Terrence L. Johnson
Associate Professor of Religion
Terrence L. Johnson, Associate Professor of Religion, joined Haverford in 2007. A graduate of Morehouse College, he received his M.Div. from Harvard Divinity School and his Ph.D. from Brown University. He is a recipient of the Christian R. and Mary F. Lindback Career Enhancement Minority Junior Faculty Grant, The Woodrow Wilson Foundation's Charlotte Newcombe Dissertation Fellowship and the Doctoral Fellowship from The Fund for Theological Education. His research interests include African American religions, ethics, and political theory .
B.A., Morehouse College
M.Div., Harvard Divinity School
Ph.D., Brown University
My research examines the philosophical constructions of the self as it relates to religion, liberation thought, ethics and democracy in the modern West. I am particularly interested in the relationship between religion and race in the construction of political discourse in late nineteenth and twentieth century U.S. writings.
In my first book, Tragic Soul-Life: W.E.B. Du Bois and the Moral Crisis Facing American Democracy (Oxford University Press, 2012), I retrieve Du Bois’s category of tragic soul-life to expand contemporary debates on the role of religion in public life.

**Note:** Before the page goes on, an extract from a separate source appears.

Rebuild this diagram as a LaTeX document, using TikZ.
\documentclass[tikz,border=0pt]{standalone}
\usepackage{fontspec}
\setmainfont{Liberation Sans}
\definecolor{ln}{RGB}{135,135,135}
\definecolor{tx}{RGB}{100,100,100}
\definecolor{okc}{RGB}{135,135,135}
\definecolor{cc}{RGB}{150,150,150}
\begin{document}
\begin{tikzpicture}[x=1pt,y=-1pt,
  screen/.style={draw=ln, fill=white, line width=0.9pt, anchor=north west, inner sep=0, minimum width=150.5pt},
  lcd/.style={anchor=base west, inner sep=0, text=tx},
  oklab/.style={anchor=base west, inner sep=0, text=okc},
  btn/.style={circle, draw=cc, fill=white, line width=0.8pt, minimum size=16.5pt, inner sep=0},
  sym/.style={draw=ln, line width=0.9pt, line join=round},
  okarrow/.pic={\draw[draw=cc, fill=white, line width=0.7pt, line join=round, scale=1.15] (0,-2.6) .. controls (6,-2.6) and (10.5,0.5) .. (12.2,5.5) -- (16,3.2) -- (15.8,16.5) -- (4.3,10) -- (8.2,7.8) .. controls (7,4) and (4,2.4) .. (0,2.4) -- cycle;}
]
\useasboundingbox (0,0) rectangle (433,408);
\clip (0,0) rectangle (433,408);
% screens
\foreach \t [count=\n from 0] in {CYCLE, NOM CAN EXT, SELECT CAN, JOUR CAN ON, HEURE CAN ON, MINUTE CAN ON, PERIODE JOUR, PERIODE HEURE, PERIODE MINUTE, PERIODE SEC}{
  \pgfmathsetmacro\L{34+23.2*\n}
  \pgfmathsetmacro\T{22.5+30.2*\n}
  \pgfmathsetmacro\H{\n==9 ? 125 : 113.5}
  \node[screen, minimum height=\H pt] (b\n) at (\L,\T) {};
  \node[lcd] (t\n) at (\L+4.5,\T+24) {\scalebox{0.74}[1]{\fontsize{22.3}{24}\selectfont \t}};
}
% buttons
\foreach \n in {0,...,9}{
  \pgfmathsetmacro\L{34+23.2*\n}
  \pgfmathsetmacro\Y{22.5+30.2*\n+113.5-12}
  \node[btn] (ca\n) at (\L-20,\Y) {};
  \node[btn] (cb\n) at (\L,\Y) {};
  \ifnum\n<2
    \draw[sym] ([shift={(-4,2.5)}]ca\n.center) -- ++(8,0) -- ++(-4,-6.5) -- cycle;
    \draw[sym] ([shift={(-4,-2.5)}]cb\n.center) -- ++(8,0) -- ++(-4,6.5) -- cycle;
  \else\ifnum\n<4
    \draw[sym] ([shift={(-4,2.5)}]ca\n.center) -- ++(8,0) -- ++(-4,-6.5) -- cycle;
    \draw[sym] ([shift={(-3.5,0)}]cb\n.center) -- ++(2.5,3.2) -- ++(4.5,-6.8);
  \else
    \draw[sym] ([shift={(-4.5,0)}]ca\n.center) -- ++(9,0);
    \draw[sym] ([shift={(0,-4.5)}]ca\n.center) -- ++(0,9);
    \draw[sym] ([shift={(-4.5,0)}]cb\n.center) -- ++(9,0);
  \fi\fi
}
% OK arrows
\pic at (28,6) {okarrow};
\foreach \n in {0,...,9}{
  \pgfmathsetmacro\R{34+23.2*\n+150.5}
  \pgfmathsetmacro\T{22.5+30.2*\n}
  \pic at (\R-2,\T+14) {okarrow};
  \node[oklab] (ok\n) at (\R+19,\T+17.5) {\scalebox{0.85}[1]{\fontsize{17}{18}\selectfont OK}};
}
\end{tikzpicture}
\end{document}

Recent debates on religion and politics grapple with concerns related but not limited to safeguarding the liberties of religious persons in public debates, examining the appropriate role (if any) of religious arguments in a constitutional democracy and investigating the degree to which religion serves as a conversation-stopper in public deliberations.
Du Bois’s moral imagination, which I define and delineate based on the category of tragic soul-life, allows me to extend our debates on religion and politics. For instance, when we distinguish religious beliefs from our political commitments, I believe we create artificial disjunctions that prevent us from attending to the messy relationship between religion and politics in the formation of race and the problem of blackness.
For Du Bois, religion and politics often overlapped within our constitutional democracy to justify slavery and segregation. The collision between religion and politics created the fragments from which emerged a firm but shifting moral disdain for blackness within the nation’s collective imagination. Hence, our moral imaginations, which influence our political behavior and habits regardless of our religious or anti-religious positions, often justified antiblack racism based on our belief in the “sin” or “problem” of blackness.
My next book-length project, The Emperor in the Mirror, builds on my present work by extending my focus from the overlap between religion and politics in American public life to an examination of the American jeremiad in forming and fashioning U.S. foreign policy and black social protest movements. As I plan to show, the American jeremiad links American religious and political rhetoric to an inescapable history of manifest destiny and empire.